I enjoyed it! I also saw more videos of this litter. Puppies are so precious!


----------



## MercyMom (Dec 19, 2011)

Hina said:


> I enjoyed it! I also saw more videos of this litter. Puppies are so precious!


Aren't they? I wonder if the breeder of these pups is on the forum. They look like they have an excellent pedigree behind them. I would love a young pup who's ready to immerse himself at 8 weeks! My lab mix pup from 17 years ago screamed when I bathed him the day after bringing him home. He never liked to swim.
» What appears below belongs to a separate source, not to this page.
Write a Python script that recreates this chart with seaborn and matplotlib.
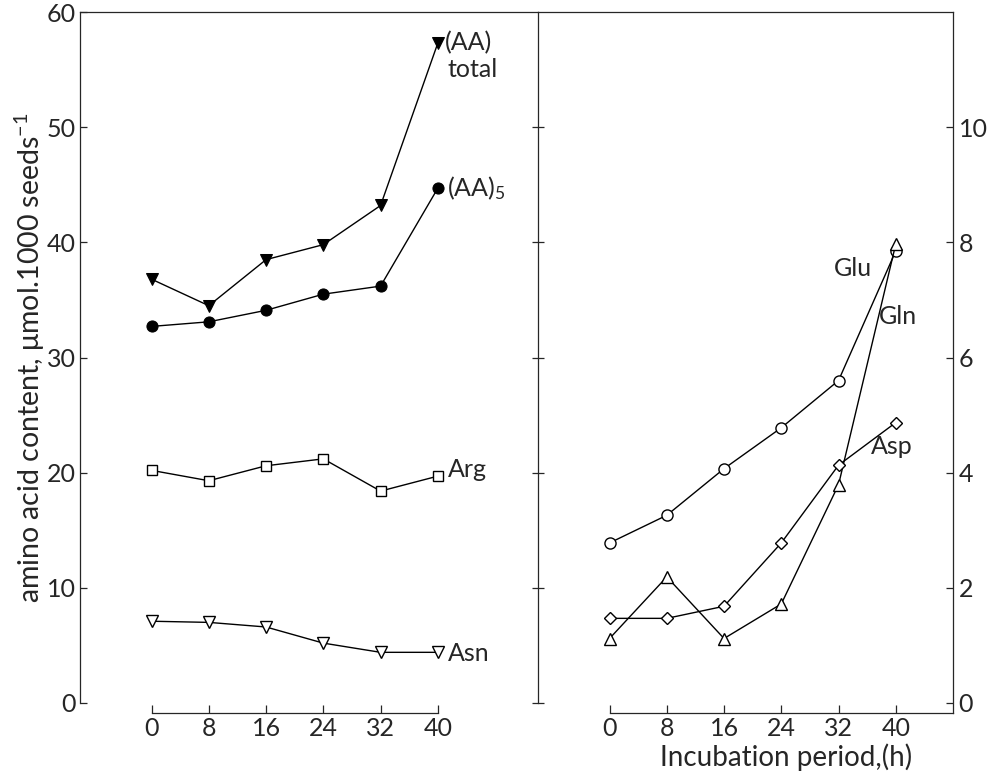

Mercy likes to swim, but she didn't feel comfortable getting wet until 6 months of age. Now, how about a puppy who cries when there's NO water! LOL!!!!!!!:lol:


----------



## Eowyn (Aug 29, 2013)

The video says the account was terminated due to multiple copyright infringement notices. I wonder what that's about.


----------



## MercyMom (Dec 19, 2011)

Eowyn said:


> The video says the account was terminated due to multiple copyright infringement notices. I wonder what that's about.


I wonder too. Did the owner of these puppies get mad because I shared this precious video with others?


----------



## Brave (Oct 26, 2012)

MercyMom said:


> I wonder too. Did the owner of these puppies get mad because I shared this precious video with others?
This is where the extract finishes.